## Records with drawing code
- - - - - - -
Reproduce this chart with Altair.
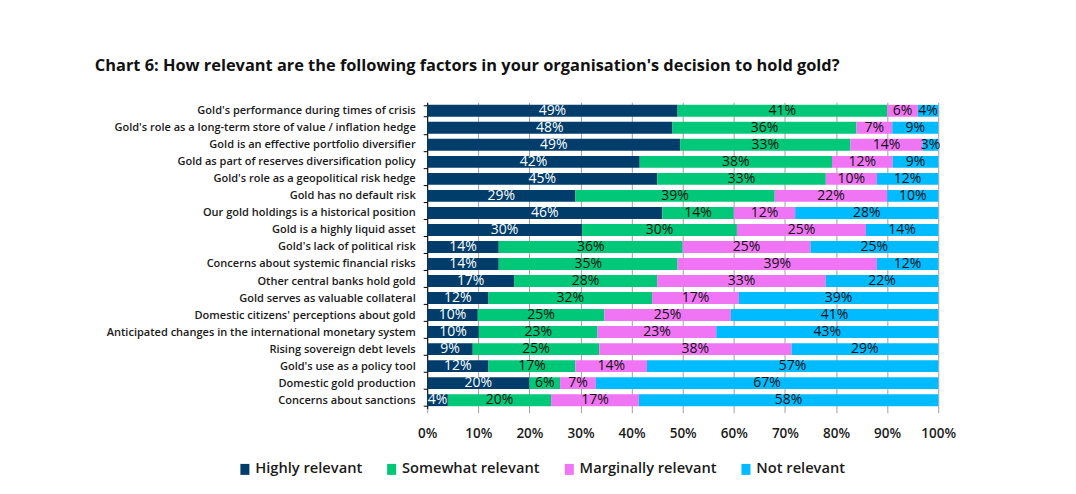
import altair as alt
import pandas as pd

factors = [
    "Gold's performance during times of crisis",
    "Gold's role as a long-term store of value / inflation hedge",
    "Gold is an effective portfolio diversifier",
    "Gold as part of reserves diversification policy",
    "Gold's role as a geopolitical risk hedge",
    "Gold has no default risk",
    "Our gold holdings is a historical position",
    "Gold is a highly liquid asset",
    "Gold's lack of political risk",
    "Concerns about systemic financial risks",
    "Other central banks hold gold",
    "Gold serves as valuable collateral",
    "Domestic citizens' perceptions about gold",
    "Anticipated changes in the international monetary system",
    "Rising sovereign debt levels",
    "Gold's use as a policy tool",
    "Domestic gold production",
    "Concerns about sanctions",
]
highly = [49, 48, 49, 42, 45, 29, 46, 30, 14, 14, 17, 12, 10, 10, 9, 12, 20, 4]
somewhat = [41, 36, 33, 38, 33, 39, 14, 30, 36, 35, 28, 32, 25, 23, 25, 17, 6, 20]
marginal = [6, 7, 14, 12, 10, 22, 12, 25, 25, 39, 33, 17, 25, 23, 38, 14, 7, 17]
notrel = [4, 9, 3, 9, 12, 10, 28, 14, 25, 12, 22, 39, 41, 43, 29, 57, 67, 58]

categories = ["Highly relevant", "Somewhat relevant", "Marginally relevant", "Not relevant"]
colors = ["#003d6b", "#00c878", "#f075f5", "#00bbff"]
x_ticks = [0, 0.1, 0.2, 0.3, 0.4, 0.5, 0.6, 0.7, 0.8, 0.9, 1.0]

rows = []
for i, f in enumerate(factors):
    for k, (cat, series) in enumerate(zip(categories, [highly, somewhat, marginal, notrel])):
        rows.append({"factor": f, "category": cat, "value": series[i], "order": k})
df = pd.DataFrame(rows)

FONT = "Open Sans"

base = alt.Chart(df).transform_stack(
    stack="value",
    groupby=["factor"],
    as_=["v0", "v1"],
    offset="normalize",
    sort=[alt.SortField("order", order="ascending")],
).transform_calculate(
    mid="(datum.v0 + datum.v1) / 2",
    label="datum.value + '%'",
)

y_axis = alt.Axis(
    tickBand="extent",
    domainColor="#000000",
    tickColor="#000000",
    tickSize=4,
    labelPadding=8,
    labelFont=FONT,
    labelFontSize=11.05,
    labelFontWeight=600,
    labelColor="#1a1a1a",
    labelLimit=400,
)
x_axis = alt.Axis(
    format="%",
    values=x_ticks,
    grid=True,
    gridColor="#a0a0a0",
    domain=False,
    tickColor="#a0a0a0",
    tickSize=4,
    labelPadding=14,
    labelFlush=False,
    labelBound=False,
    labelFont=FONT,
    labelFontSize=13.5,
    labelFontWeight=600,
    labelColor="#1a1a1a",
)
y_scale = alt.Scale(paddingInner=0.3, paddingOuter=0.15)
x_scale = alt.Scale(domain=[0, 1])

bars = base.mark_bar().encode(
    y=alt.Y("factor:N", sort=factors, title=None, scale=y_scale, axis=y_axis),
    x=alt.X("v0:Q", title=None, scale=x_scale, axis=x_axis),
    x2="v1:Q",
    color=alt.Color(
        "category:N",
        sort=categories,
        scale=alt.Scale(domain=categories, range=colors),
        legend=alt.Legend(
            title=None,
            orient="none",
            direction="horizontal",
            legendX=-190,
            legendY=360,
            symbolType="M-0.82,-1H0.82V1H-0.82Z",
            symbolSize=121,
            symbolStrokeWidth=0,
            labelFont=FONT,
            labelFontSize=14.7,
            labelFontWeight=600,
            labelColor="#1a1a1a",
            columnPadding=22,
            labelOffset=3,
        ),
    ),
)

labels = base.mark_text(font=FONT, fontSize=14, baseline="middle", align="center").encode(
    y=alt.Y("factor:N", sort=factors, title=None, scale=y_scale, axis=y_axis),
    x=alt.X("mid:Q", title=None, scale=x_scale, axis=x_axis),
    text="label:N",
    color=alt.condition(
        "datum.category == 'Highly relevant'", alt.value("#ffffff"), alt.value("#111111")
    ),
)

chart = alt.layer(bars, labels).properties(
    width=512,
    height=307,
    title=alt.TitleParams(
        "Chart 6: How relevant are the following factors in your organisation's decision to hold gold?",
        anchor="start",
        frame="group",
        dx=-333,
        offset=22,
        font=FONT,
        fontSize=16.4,
        fontWeight="bold",
        color="#111111",
    ),
    autosize=alt.AutoSizeParams(type="none"),
    padding={"left": 420, "top": 94, "right": 130, "bottom": 70},
).configure_view(stroke=None)

chart.save("out.html", embed_options={"renderer": "svg", "actions": False})
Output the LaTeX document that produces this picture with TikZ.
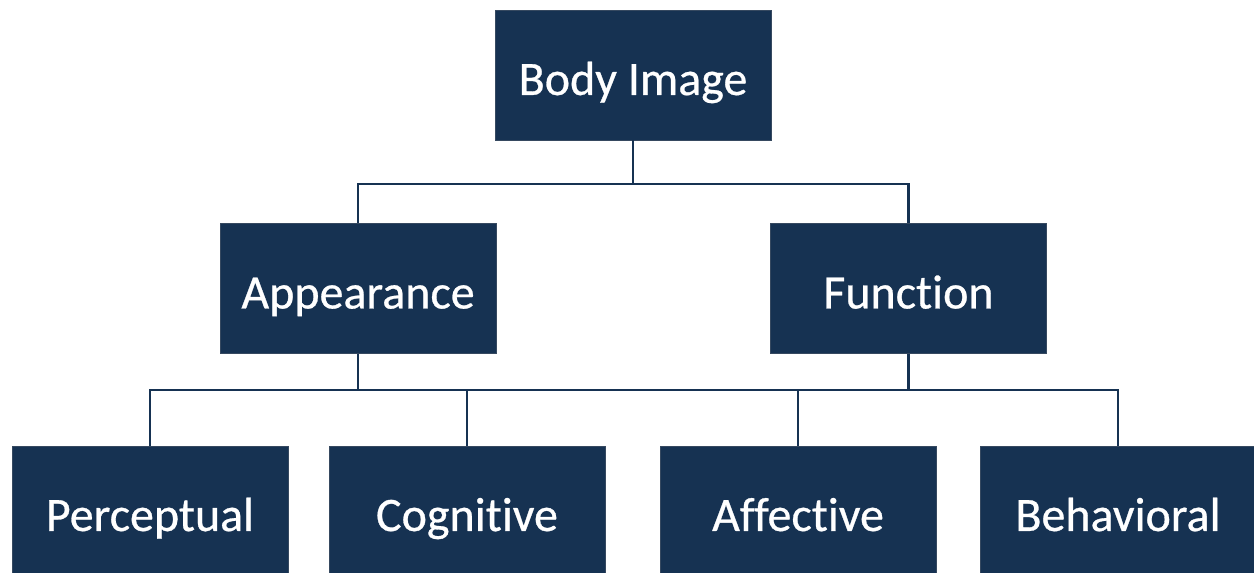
- - - - - - -
## REQUIRED TASK
Make an exact copy of all the material, but keep the pictures out of it.

## EXERCISE ANSWER
Reproduce this chart with Altair.
import altair as alt
import pandas as pd

factors = [
    "Gold's performance during times of crisis",
    "Gold's role as a long-term store of value / inflation hedge",
    "Gold is an effective portfolio diversifier",
    "Gold as part of reserves diversification policy",
    "Gold's role as a geopolitical risk hedge",
    "Gold has no default risk",
    "Our gold holdings is a historical position",
    "Gold is a highly liquid asset",
    "Gold's lack of political risk",
    "Concerns about systemic financial risks",
    "Other central banks hold gold",
    "Gold serves as valuable collateral",
    "Domestic citizens' perceptions about gold",
    "Anticipated changes in the international monetary system",
    "Rising sovereign debt levels",
    "Gold's use as a policy tool",
    "Domestic gold production",
    "Concerns about sanctions",
]
highly = [49, 48, 49, 42, 45, 29, 46, 30, 14, 14, 17, 12, 10, 10, 9, 12, 20, 4]
somewhat = [41, 36, 33, 38, 33, 39, 14, 30, 36, 35, 28, 32, 25, 23, 25, 17, 6, 20]
marginal = [6, 7, 14, 12, 10, 22, 12, 25, 25, 39, 33, 17, 25, 23, 38, 14, 7, 17]
notrel = [4, 9, 3, 9, 12, 10, 28, 14, 25, 12, 22, 39, 41, 43, 29, 57, 67, 58]

categories = ["Highly relevant", "Somewhat relevant", "Marginally relevant", "Not relevant"]
colors = ["#003d6b", "#00c878", "#f075f5", "#00bbff"]
x_ticks = [0, 0.1, 0.2, 0.3, 0.4, 0.5, 0.6, 0.7, 0.8, 0.9, 1.0]

rows = []
for i, f in enumerate(factors):
    for k, (cat, series) in enumerate(zip(categories, [highly, somewhat, marginal, notrel])):
        rows.append({"factor": f, "category": cat, "value": series[i], "order": k})
df = pd.DataFrame(rows)

FONT = "Open Sans"

base = alt.Chart(df).transform_stack(
    stack="value",
    groupby=["factor"],
    as_=["v0", "v1"],
    offset="normalize",
    sort=[alt.SortField("order", order="ascending")],
).transform_calculate(
    mid="(datum.v0 + datum.v1) / 2",
    label="datum.value + '%'",
)

y_axis = alt.Axis(
    tickBand="extent",
    domainColor="#000000",
    tickColor="#000000",
    tickSize=4,
    labelPadding=8,
    labelFont=FONT,
    labelFontSize=11.05,
    labelFontWeight=600,
    labelColor="#1a1a1a",
    labelLimit=400,
)
x_axis = alt.Axis(
    format="%",
    values=x_ticks,
    grid=True,
    gridColor="#a0a0a0",
    domain=False,
    tickColor="#a0a0a0",
    tickSize=4,
    labelPadding=14,
    labelFlush=False,
    labelBound=False,
    labelFont=FONT,
    labelFontSize=13.5,
    labelFontWeight=600,
    labelColor="#1a1a1a",
)
y_scale = alt.Scale(paddingInner=0.3, paddingOuter=0.15)
x_scale = alt.Scale(domain=[0, 1])

bars = base.mark_bar().encode(
    y=alt.Y("factor:N", sort=factors, title=None, scale=y_scale, axis=y_axis),
    x=alt.X("v0:Q", title=None, scale=x_scale, axis=x_axis),
    x2="v1:Q",
    color=alt.Color(
        "category:N",
        sort=categories,
        scale=alt.Scale(domain=categories, range=colors),
        legend=alt.Legend(
            title=None,
            orient="none",
            direction="horizontal",
            legendX=-190,
            legendY=360,
            symbolType="M-0.82,-1H0.82V1H-0.82Z",
            symbolSize=121,
            symbolStrokeWidth=0,
            labelFont=FONT,
            labelFontSize=14.7,
            labelFontWeight=600,
            labelColor="#1a1a1a",
            columnPadding=22,
            labelOffset=3,
        ),
    ),
)

labels = base.mark_text(font=FONT, fontSize=14, baseline="middle", align="center").encode(
    y=alt.Y("factor:N", sort=factors, title=None, scale=y_scale, axis=y_axis),
    x=alt.X("mid:Q", title=None, scale=x_scale, axis=x_axis),
    text="label:N",
    color=alt.condition(
        "datum.category == 'Highly relevant'", alt.value("#ffffff"), alt.value("#111111")
    ),
)

chart = alt.layer(bars, labels).properties(
    width=512,
    height=307,
    title=alt.TitleParams(
        "Chart 6: How relevant are the following factors in your organisation's decision to hold gold?",
        anchor="start",
        frame="group",
        dx=-333,
        offset=22,
        font=FONT,
        fontSize=16.4,
        fontWeight="bold",
        color="#111111",
    ),
    autosize=alt.AutoSizeParams(type="none"),
    padding={"left": 420, "top": 94, "right": 130, "bottom": 70},
).configure_view(stroke=None)

chart.save("out.html", embed_options={"renderer": "svg", "actions": False})
Output the LaTeX document that produces this picture with TikZ.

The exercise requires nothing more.